» **Given task**:
Each line that holds the word "this" counts once; report how many lines do so and nothing else.

» **Excerpted data**:
-- Begin --

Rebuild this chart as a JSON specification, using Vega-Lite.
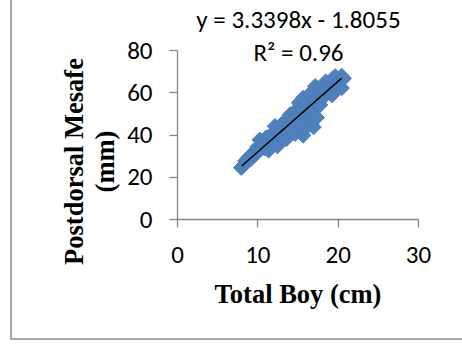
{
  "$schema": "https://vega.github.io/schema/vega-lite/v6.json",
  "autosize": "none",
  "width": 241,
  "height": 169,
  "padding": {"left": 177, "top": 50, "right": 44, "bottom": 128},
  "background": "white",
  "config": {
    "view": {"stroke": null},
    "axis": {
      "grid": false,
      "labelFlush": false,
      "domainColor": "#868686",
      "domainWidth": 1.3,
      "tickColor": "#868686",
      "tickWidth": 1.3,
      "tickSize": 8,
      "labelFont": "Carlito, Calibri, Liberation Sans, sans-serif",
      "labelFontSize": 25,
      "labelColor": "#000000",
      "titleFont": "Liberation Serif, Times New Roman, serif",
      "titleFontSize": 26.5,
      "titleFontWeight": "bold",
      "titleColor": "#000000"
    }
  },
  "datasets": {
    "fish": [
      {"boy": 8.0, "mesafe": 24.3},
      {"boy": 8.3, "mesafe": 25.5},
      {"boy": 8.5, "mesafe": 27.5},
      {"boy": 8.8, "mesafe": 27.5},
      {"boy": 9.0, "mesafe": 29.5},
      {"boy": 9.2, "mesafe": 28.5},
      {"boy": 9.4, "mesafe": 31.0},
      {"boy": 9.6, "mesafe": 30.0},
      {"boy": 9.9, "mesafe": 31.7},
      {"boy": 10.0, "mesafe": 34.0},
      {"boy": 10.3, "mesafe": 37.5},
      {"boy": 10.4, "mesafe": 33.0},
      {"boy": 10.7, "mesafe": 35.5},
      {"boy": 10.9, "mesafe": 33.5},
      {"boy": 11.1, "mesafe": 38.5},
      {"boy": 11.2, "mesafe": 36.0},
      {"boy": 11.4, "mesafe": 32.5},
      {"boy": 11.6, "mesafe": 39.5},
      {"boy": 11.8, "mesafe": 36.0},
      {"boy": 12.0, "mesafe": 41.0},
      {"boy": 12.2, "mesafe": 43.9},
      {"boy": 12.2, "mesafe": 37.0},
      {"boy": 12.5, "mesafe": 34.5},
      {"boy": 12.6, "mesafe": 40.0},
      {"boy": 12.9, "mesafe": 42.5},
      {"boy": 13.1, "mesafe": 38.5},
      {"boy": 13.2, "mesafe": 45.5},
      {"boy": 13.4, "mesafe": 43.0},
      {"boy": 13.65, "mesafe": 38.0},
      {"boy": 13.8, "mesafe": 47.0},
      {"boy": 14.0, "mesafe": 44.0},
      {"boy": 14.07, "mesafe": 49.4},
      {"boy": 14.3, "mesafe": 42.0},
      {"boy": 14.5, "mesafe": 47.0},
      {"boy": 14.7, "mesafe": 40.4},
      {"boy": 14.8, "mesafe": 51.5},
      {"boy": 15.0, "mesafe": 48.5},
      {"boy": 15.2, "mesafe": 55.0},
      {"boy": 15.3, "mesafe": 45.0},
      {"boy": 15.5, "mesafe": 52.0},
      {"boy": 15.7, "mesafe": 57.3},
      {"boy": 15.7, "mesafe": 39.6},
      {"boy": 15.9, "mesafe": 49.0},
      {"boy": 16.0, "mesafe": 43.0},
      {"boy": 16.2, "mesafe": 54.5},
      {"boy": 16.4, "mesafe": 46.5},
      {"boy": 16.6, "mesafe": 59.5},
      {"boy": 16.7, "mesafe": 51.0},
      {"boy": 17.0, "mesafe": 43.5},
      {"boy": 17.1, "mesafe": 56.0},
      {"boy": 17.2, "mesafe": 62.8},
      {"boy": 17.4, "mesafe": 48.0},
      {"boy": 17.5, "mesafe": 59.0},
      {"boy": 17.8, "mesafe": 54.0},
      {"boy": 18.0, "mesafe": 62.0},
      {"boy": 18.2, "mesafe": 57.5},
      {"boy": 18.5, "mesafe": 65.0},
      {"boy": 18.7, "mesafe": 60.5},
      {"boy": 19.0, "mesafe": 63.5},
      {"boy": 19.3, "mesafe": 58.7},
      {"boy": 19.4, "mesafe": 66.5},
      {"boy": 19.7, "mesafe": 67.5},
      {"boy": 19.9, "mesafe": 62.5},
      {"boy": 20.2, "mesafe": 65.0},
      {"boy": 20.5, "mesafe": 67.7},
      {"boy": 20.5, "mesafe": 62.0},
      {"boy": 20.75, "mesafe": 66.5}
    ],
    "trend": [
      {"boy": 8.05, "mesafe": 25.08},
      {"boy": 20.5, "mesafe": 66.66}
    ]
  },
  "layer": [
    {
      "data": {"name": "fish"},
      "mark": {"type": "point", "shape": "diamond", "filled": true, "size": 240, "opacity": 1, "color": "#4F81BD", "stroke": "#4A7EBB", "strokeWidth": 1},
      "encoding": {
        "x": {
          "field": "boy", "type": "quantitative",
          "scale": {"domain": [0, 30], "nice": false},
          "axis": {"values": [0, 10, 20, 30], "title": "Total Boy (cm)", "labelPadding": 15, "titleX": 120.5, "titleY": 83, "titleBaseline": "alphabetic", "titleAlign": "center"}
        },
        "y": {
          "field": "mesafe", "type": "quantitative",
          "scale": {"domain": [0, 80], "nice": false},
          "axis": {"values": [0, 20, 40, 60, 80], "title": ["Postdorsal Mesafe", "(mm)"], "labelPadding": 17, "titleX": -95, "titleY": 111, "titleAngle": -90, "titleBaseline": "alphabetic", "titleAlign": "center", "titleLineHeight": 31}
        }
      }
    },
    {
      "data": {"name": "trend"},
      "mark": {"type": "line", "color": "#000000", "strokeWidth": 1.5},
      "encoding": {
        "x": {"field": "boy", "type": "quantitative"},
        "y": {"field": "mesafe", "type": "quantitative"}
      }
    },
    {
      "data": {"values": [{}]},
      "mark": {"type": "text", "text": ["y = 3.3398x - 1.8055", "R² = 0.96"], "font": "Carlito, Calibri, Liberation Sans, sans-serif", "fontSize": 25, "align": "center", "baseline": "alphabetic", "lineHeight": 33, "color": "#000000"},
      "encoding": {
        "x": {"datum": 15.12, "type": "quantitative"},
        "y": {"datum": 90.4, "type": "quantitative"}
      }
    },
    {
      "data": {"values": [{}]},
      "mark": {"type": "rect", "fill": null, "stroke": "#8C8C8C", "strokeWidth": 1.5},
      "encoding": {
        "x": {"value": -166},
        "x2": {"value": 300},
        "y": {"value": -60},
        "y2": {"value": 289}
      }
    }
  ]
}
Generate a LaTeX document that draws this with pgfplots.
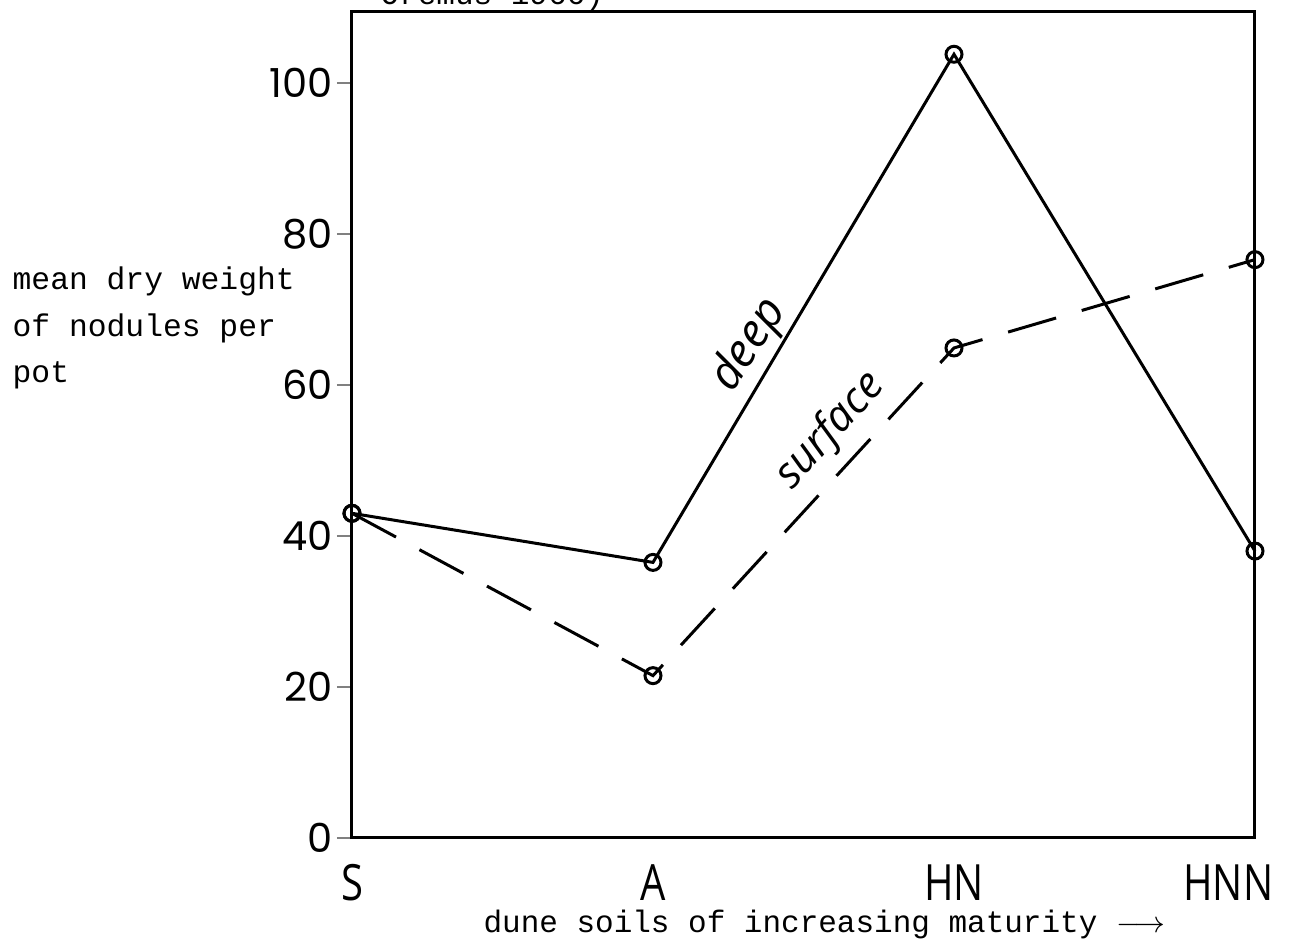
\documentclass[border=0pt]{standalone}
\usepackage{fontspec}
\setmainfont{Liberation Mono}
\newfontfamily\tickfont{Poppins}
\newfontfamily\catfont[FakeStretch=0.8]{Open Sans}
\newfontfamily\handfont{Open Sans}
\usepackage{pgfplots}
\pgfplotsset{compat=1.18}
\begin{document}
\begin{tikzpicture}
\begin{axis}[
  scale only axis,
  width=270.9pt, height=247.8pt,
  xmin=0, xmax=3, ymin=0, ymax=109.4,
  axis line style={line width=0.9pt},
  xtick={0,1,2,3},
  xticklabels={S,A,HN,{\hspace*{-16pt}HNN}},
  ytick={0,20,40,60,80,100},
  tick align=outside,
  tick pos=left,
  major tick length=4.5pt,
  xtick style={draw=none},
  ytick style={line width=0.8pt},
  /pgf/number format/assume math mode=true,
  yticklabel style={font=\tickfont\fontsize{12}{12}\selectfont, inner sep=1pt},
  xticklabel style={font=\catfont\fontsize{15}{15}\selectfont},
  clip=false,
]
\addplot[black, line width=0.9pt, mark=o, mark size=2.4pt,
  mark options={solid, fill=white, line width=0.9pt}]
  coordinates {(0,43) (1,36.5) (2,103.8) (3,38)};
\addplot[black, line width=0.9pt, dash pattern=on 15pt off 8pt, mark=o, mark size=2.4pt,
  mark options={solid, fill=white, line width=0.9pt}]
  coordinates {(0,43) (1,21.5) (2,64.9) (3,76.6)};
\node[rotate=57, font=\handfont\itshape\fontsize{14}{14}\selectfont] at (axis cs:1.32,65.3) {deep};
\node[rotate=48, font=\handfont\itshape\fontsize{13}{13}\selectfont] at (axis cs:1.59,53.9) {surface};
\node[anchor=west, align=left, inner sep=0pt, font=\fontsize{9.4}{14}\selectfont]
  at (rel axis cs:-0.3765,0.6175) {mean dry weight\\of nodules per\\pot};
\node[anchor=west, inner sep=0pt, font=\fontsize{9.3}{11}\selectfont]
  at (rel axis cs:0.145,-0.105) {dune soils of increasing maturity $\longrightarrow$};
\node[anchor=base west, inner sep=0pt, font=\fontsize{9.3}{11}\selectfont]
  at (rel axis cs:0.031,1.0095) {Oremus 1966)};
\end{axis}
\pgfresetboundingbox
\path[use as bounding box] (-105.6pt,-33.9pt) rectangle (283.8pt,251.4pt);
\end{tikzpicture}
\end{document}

-- End --

» **Problem solution**:
2